## DATASET RECORDS:
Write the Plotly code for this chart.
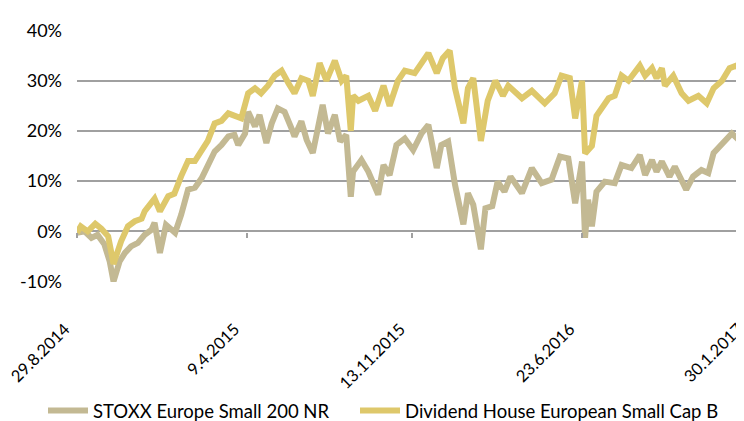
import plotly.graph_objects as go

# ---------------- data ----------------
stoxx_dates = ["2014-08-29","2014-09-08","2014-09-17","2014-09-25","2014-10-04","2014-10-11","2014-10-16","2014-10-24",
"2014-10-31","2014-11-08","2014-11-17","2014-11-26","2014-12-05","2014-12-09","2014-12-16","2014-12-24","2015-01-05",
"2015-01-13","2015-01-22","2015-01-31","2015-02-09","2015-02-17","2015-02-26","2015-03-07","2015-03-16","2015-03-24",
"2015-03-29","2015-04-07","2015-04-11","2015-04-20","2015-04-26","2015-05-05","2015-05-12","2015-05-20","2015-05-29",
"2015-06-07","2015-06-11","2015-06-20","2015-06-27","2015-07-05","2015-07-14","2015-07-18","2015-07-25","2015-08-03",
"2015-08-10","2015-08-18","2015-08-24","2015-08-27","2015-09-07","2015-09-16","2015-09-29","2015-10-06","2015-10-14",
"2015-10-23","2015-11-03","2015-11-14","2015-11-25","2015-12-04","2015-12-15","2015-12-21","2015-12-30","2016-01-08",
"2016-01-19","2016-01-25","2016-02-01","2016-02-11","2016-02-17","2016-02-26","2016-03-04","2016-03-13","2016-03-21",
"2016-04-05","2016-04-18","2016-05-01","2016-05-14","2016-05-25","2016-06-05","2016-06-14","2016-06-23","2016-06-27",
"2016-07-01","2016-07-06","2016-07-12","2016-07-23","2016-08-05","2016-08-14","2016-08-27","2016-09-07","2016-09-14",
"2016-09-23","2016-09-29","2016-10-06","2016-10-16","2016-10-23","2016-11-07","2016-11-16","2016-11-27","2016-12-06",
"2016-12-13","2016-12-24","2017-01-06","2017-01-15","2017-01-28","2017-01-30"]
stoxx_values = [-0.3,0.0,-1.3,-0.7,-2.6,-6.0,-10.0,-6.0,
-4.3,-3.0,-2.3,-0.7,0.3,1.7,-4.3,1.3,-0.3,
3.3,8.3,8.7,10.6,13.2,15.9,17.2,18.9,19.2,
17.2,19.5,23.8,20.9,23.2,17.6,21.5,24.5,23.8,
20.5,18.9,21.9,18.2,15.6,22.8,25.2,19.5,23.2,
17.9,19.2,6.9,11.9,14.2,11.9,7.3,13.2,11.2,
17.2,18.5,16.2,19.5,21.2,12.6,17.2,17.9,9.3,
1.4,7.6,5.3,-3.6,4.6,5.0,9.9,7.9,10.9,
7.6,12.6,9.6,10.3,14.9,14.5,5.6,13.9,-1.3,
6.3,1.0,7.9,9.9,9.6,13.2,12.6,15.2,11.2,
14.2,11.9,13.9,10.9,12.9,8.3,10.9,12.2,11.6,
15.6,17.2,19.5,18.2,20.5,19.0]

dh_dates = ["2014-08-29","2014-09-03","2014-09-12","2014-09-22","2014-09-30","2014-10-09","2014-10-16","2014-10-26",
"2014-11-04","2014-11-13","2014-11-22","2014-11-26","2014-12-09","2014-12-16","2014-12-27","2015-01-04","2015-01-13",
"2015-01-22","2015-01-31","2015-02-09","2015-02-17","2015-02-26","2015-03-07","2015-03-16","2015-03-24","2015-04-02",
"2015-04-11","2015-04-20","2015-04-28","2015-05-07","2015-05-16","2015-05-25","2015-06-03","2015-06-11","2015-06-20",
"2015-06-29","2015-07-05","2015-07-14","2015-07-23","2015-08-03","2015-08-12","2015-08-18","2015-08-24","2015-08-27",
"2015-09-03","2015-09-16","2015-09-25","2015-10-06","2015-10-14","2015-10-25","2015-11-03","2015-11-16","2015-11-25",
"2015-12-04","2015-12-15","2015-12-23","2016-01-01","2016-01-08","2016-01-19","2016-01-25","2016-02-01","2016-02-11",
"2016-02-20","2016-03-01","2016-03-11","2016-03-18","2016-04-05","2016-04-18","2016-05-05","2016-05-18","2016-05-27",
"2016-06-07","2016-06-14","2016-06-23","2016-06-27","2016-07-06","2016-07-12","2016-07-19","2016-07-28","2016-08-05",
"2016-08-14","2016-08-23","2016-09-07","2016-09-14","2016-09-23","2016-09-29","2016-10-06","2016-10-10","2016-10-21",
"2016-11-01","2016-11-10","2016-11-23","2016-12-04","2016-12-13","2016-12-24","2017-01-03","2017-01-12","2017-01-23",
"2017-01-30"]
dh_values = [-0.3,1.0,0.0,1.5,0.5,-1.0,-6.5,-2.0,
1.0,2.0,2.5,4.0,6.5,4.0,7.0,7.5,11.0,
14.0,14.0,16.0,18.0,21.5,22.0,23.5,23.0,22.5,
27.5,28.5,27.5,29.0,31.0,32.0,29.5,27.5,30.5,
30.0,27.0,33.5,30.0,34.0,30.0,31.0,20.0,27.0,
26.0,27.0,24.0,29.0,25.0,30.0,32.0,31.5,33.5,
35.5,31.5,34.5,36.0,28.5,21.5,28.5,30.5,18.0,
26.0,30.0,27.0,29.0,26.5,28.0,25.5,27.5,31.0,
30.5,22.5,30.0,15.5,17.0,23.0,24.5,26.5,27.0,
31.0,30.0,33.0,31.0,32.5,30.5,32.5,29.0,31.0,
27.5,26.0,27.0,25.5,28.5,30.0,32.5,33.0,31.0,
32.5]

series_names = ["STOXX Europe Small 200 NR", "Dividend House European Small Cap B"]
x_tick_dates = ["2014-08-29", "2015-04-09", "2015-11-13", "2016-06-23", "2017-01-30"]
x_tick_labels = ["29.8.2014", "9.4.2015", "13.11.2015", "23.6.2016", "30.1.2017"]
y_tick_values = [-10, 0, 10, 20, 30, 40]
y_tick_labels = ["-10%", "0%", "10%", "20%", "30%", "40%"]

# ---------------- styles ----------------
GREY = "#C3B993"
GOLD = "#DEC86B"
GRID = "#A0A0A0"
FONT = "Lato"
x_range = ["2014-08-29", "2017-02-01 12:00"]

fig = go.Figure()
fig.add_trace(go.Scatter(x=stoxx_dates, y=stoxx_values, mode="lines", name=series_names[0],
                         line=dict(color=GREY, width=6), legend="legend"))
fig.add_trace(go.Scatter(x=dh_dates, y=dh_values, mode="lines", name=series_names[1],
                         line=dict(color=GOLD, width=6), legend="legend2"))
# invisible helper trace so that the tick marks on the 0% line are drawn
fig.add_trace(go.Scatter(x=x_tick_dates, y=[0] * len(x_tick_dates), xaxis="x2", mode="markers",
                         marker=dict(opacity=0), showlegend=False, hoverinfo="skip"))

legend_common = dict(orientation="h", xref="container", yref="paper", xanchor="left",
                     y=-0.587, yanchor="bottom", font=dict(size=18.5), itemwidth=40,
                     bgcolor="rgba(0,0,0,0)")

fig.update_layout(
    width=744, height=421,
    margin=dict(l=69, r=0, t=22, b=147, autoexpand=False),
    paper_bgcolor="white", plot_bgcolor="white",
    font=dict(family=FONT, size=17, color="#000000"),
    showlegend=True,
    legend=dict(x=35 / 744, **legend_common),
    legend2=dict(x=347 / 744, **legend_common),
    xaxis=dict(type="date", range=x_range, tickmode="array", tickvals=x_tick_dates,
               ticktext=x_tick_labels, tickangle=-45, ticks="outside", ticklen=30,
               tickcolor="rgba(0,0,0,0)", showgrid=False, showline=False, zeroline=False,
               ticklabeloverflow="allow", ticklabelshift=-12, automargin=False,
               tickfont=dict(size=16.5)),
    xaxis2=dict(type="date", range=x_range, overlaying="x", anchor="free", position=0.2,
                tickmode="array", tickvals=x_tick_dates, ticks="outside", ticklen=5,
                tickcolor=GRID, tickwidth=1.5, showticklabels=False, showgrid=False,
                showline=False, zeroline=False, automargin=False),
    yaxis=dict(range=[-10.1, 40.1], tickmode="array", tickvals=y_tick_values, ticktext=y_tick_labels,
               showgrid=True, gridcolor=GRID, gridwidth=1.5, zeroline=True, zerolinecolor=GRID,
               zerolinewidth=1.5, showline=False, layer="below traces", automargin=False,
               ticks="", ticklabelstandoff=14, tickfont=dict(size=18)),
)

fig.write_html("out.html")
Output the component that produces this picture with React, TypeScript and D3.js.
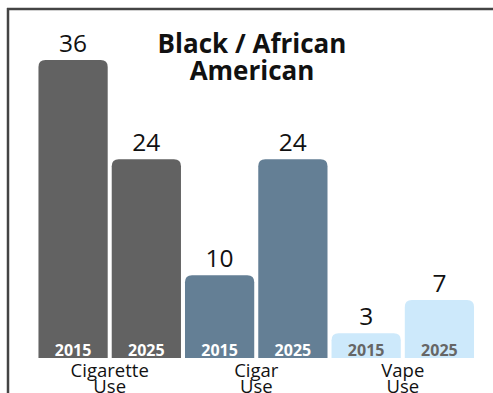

## WHAT YOU HAVE TO DO:
Please return, exactly as written, the lines from the first line of the records above through the line containing "import plotly.graph_objects as go", both included, leaving out any pictures.

## FULL ANSWER:
Write the Plotly code for this chart.
import plotly.graph_objects as go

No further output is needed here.